It takes a special kind of training center to create an Olympic athlete. The Colorado Springs U.S. Olympic Training Center –the U.S.’s first Olympic training center and the home of the Olympic Committee Headquarters—houses many of the nation’s best and brightest up-and-coming athletes with eyes on the ultimate prize: Olympic Glory.
Once the home of the ENT Air Force Base, the Colorado Springs U.S. Olympic Training Center, or CSOTC, now features two giant Olympic Sport Centers with multi-purpose gyms, where Olympic hopefuls can train for swimming, water polo, gymnastics, track-and-field, weightlifting, shooting, boxing, cycling, volleyball, tennis, wrestling, fencing, and more. The Center houses an average of 145 athletes at any given time, and is designed to accommodate roughly 550 coaches and athletes. The facilities are open for free public tours, and visitors can catch a glimpse of some of the world’s best talent as they train.
So what’s it like to live and train at the CSOTC?
Resident athletes live in furnished dorm rooms complete with cable TV, internet access and free laundry service.
Athletes train at different schedules and intervals depending on their specific sport. However in general, they spend up to 12 hours training and cross training with specialized coaches Monday through Saturday. Sundays are days of rest for the athletes.
Athletes can complement their regular training with conditioning and muscle building at the Strength Training Center. They can also receive medical care at the Sports Medicine Center, and get much-needed massages, nutritional support and physical therapy at the Recovery Center.

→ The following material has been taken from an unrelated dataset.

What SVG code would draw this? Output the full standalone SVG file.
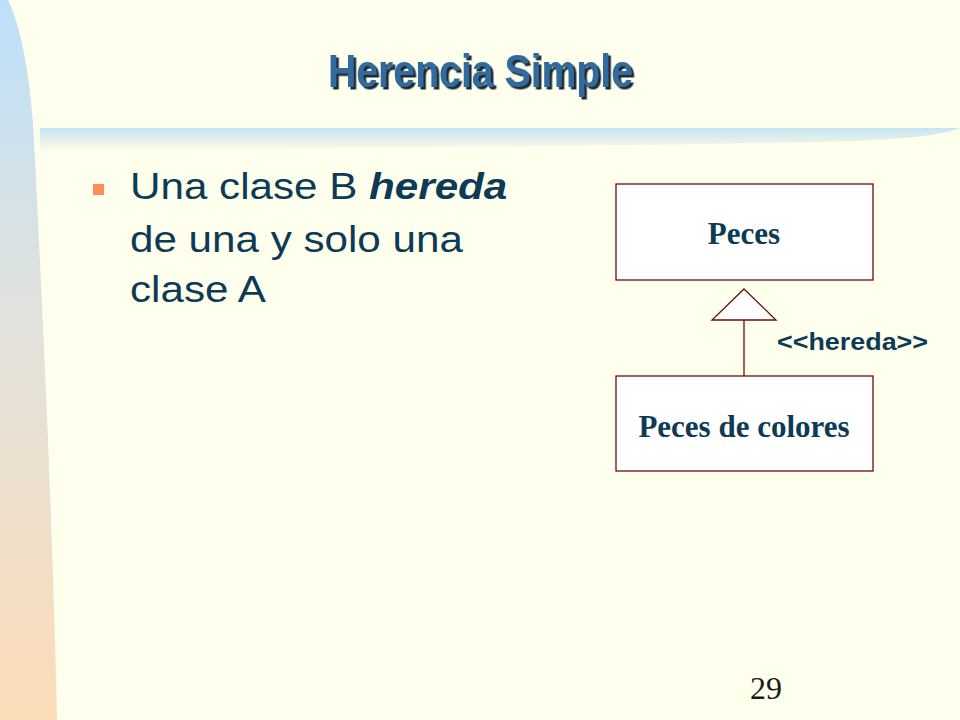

Intense training makes for huge appetites. The dining hall offers unlimited healthy food throughout the day to accommodate the training schedules and dietary needs of each athlete.
Life at the CSOTC isn’t all training and hard work. In their downtime, athletes can watch TV, play X-Box games, study at the library, watch DVDs, or play pool or foosball. The CSOTC’s Athlete Service Center also offers coordinated social events like proms, holiday parties, movie nights, game tournaments, language classes and field trips. Athletes can also participate in classes, seminars and programs specially designed to support the unique lifestyles of elite athletes and help them build life skills that will serve them in their athletic careers and beyond.
Athletes are encouraged to give back to their community by participating in cultural and charitable events. The CSOTC offers opportunities to volunteer with agencies like Habitat for Humanity, the Ronald McDonald House and the Make-A-Wish Foundation, as well as opportunities for speaking engagements at local hospitals and schools.